In the brilliant and gritty HBO series Rome, Cleopatra is a crafty and ambitious seductress who charms first Caesar and then Mark Antony for the sake of preserving Egypt (and her power over it) at a time when Rome was transitioning from republic to empire.
In this clip from the series (below), Cleopatra visits Mark Antony in Rome to ask his help in getting a public declaration of paternity for her son, Caesarion. (In the show, as in history, Cleopatra claimed that her son’s father was the murdered dictator Julius Caesar.)
Is this flirtatious, soap-operatic scene ripped from the pages of history? Of course not -- well, not really. Like so many other depictions of Cleopatra in historical fiction and pop culture, from Shakespeare to Elizabeth Taylor, HBO’s is based scantly on fact and vastly on imagination.
But to be fair to all those who have invented these colorful, grandiose, and largely fictitious portraits of the most famous woman in antiquity, there's good reason for playing fast and loose with the details.
For one, there aren't very many. Cleopatra VII was the last of the 250-year-old Ptolemaic dynasty and queen of Egypt for 21 years, yet, as Duane W. Roller shows Cleopatra: A Biography, published by the Oxford University Press, accurate accounts of her life and career are sparse.
"This is attributable largely to the information about women, even famous ones, that pervades Greek and Roman literature and to the effects of the destruction of her reputation in the propaganda wars of the latter 30s B.C.," Roller explains. (Cleopatra was not popular in Rome, you see.)
In his unembellished and fascinating study, Roller dispels the misconceptions that have plagued Cleopatra’s story for centuries by hewing as closely as possible to the primary sources. And even the best of these, such as Plutarch's Life of Antonius, hardly provide a complete picture.
So who was Cleopatra?
One of three children of King Ptolemy XII, Cleopatra grew up in Alexandria and was remarkably well educated. Fluent in multiple languages and well-versed in medicine and pharmacology, she composed several scholarly texts, including the Cosmetics. That her political career revolved around her relationship with two of the most prominent and powerful Romans of the era is established fact. But given that she pursued only those two men -- Julius Caesar and Antonius (Mark Antony) -- her reputation as a seductress seems exaggerated.
Still, there may be some truth in Plutarch's account of how she allegedly smuggled herself into Caesar's chamber tied up in a bedsack. Given her acute consciousness of her regal status, Roller argues, this was an "almost demeaning way for the queen of Egypt to appear before the consul of the Roman Republic." Yet, he writes, "In whatever manner the queen appeared before him, Caesar was immediately captivated."
Her true relationship with Antonius, too, was enough to inspire legend. Antonious forsook his life in Italy to be with Cleopatra -- to fight with her against his fellow triumvir Octavian (Caesar Augustus), and to father three of her children.
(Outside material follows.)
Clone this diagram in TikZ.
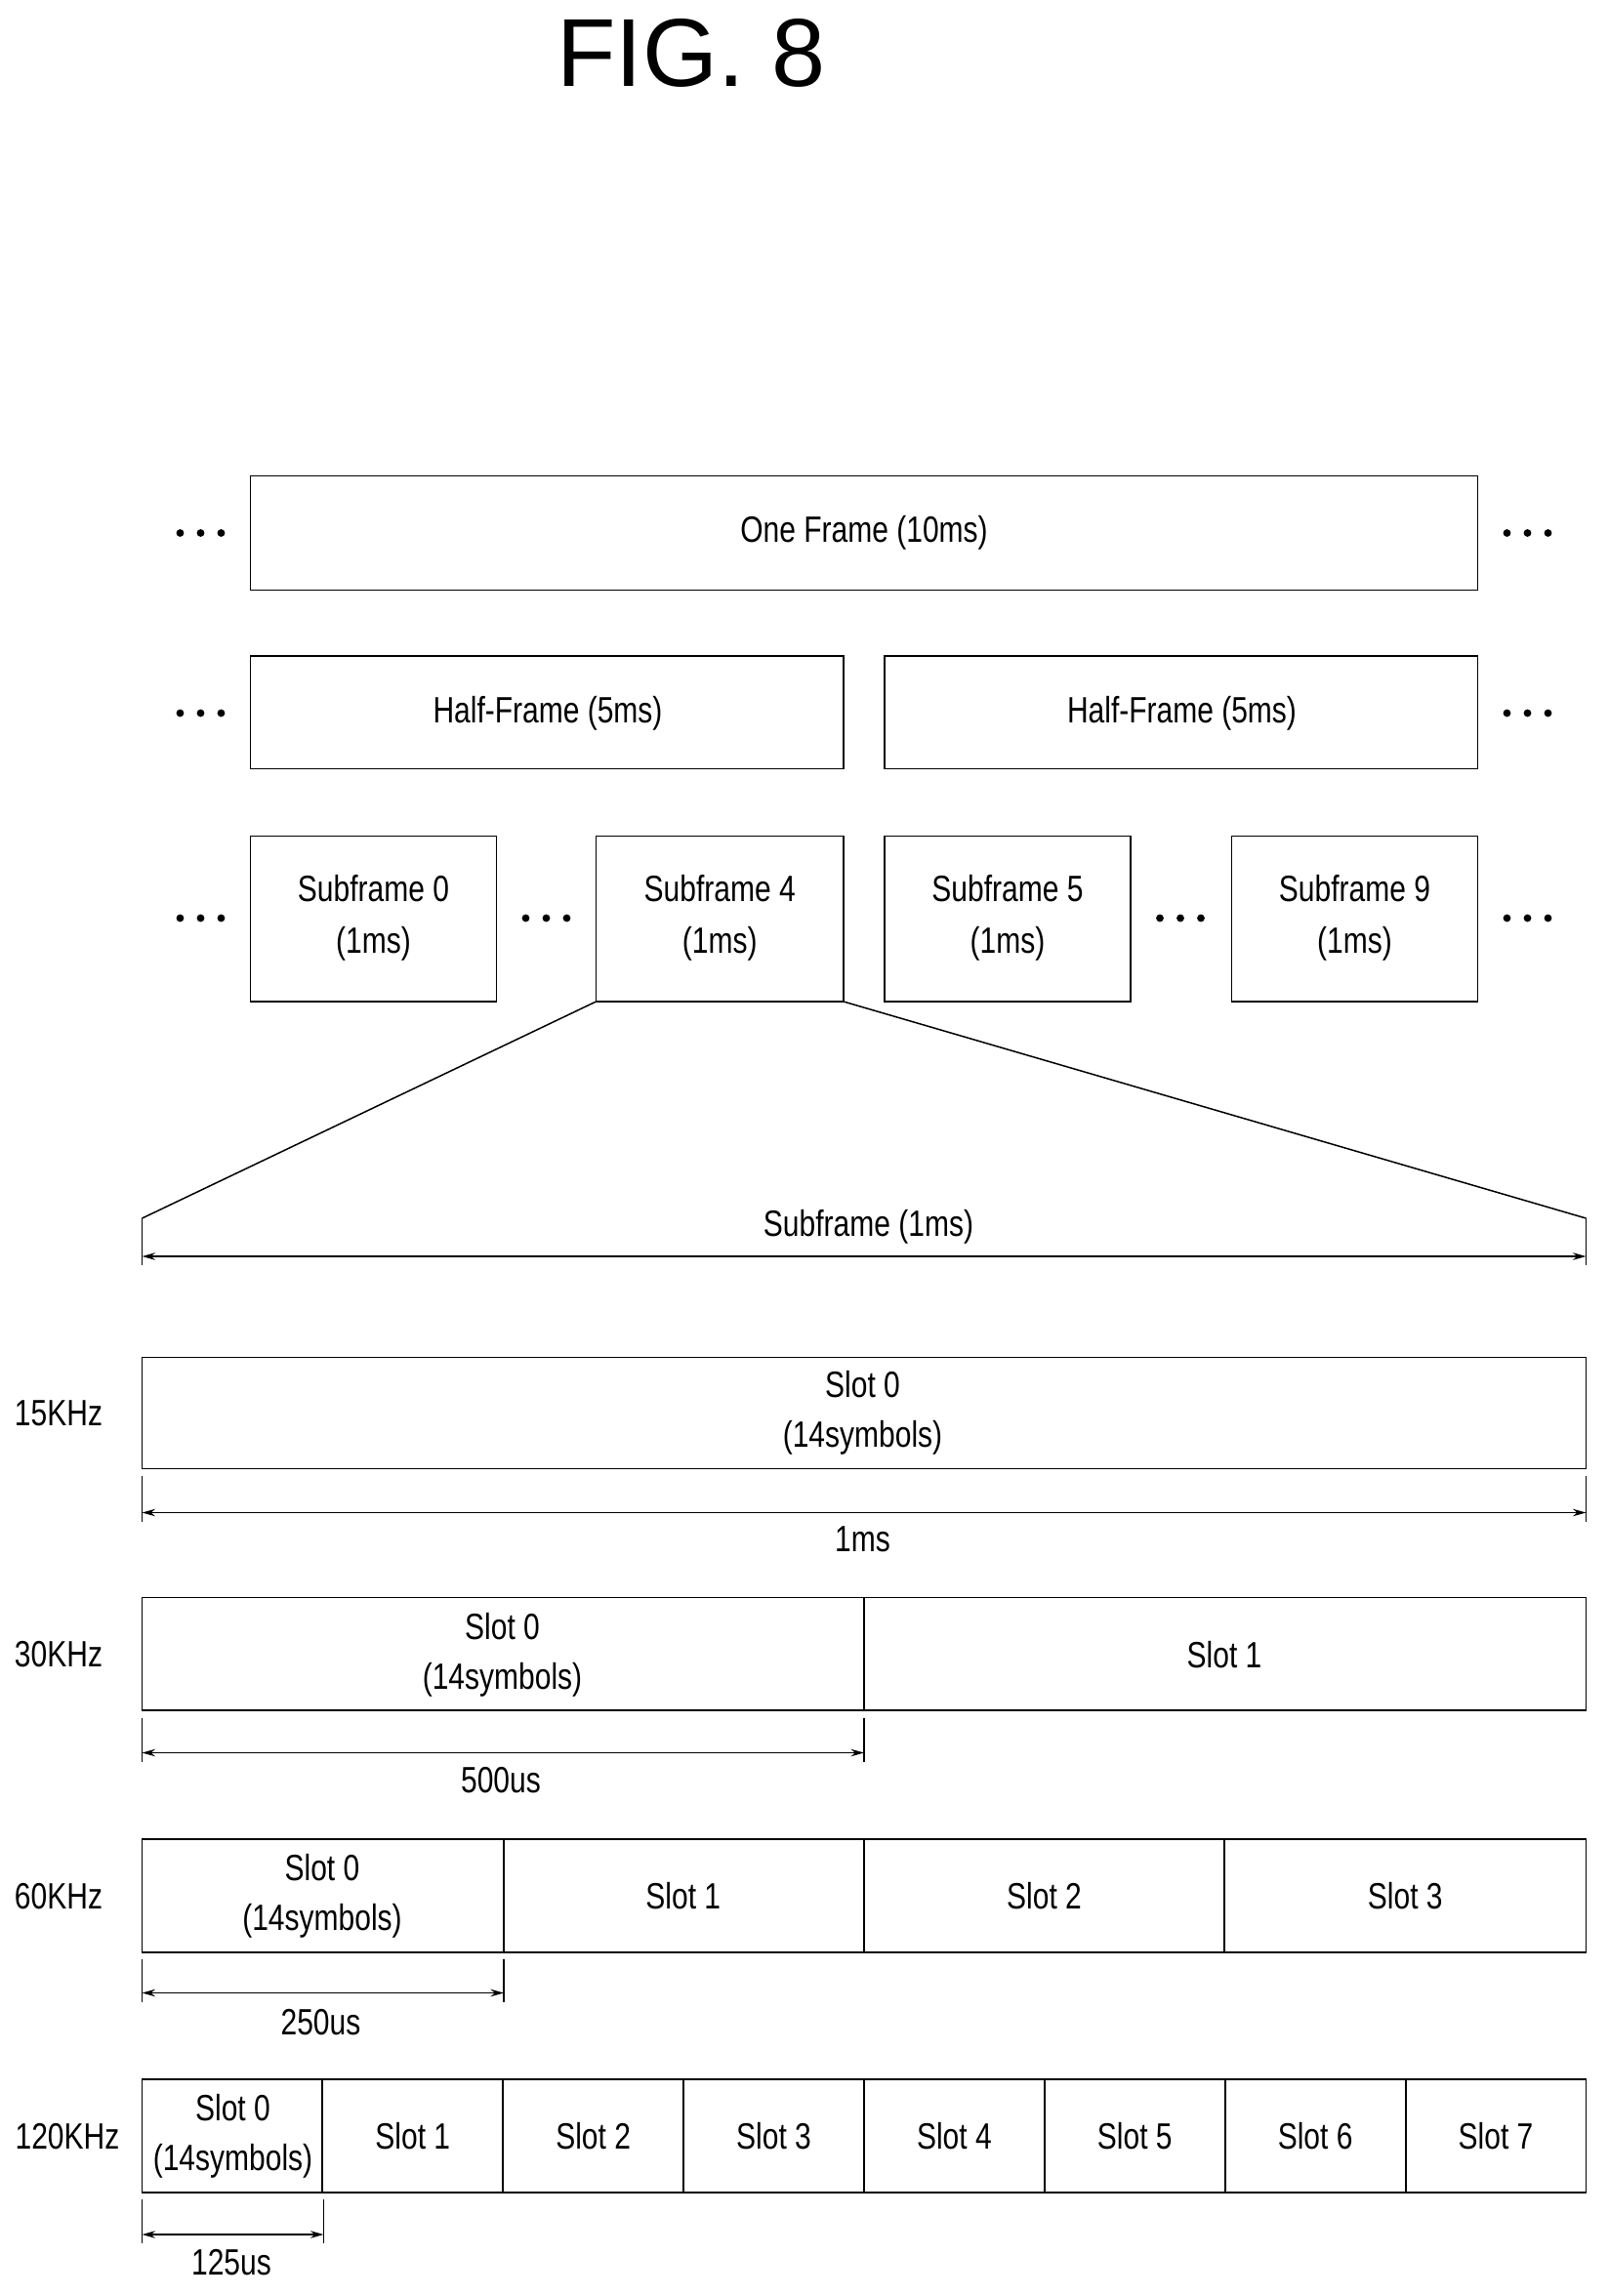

During the most peaceful time of Cleopatra's reign, she and Antonius called themselves the Amimetobioi -- the "Inimitable Livers" -- and enjoyed lavish feasts: "eight boars for a dinner party of 12, and meals always ready so that they could be served at a moment's notice," Roller writes.
Yet in the end, Cleopatra betrayed Antonius. As Octavian moved toward Alexandria, Cleopatra sent word to Antonius that she was dead. Roller writes, "Cleopatra knew that he had threatened suicide twice previously, and her note was probably meant to plant the idea again in his mind. He responded as expected, stabbing himself in the stomach."
As for her own suicide, the famous story of her death by the bite of an asp smuggled into her chamber in a basket of figs is probably untrue. However she died (more likely by a poisonous injection), it's clear that she chose to take her own life rather than form an allegiance with Octavian in which she would be a subjugated ruler. "I will not be led in a triumph," she reportedly told him, referring to the traditional Roman ceremony of parading deposed foreign leaders through the streets of Rome.
Shortly after this declaration, she was dead. With that in mind, this scene from Rome is not too far from what actually may have happened in Cleopatra's final moments.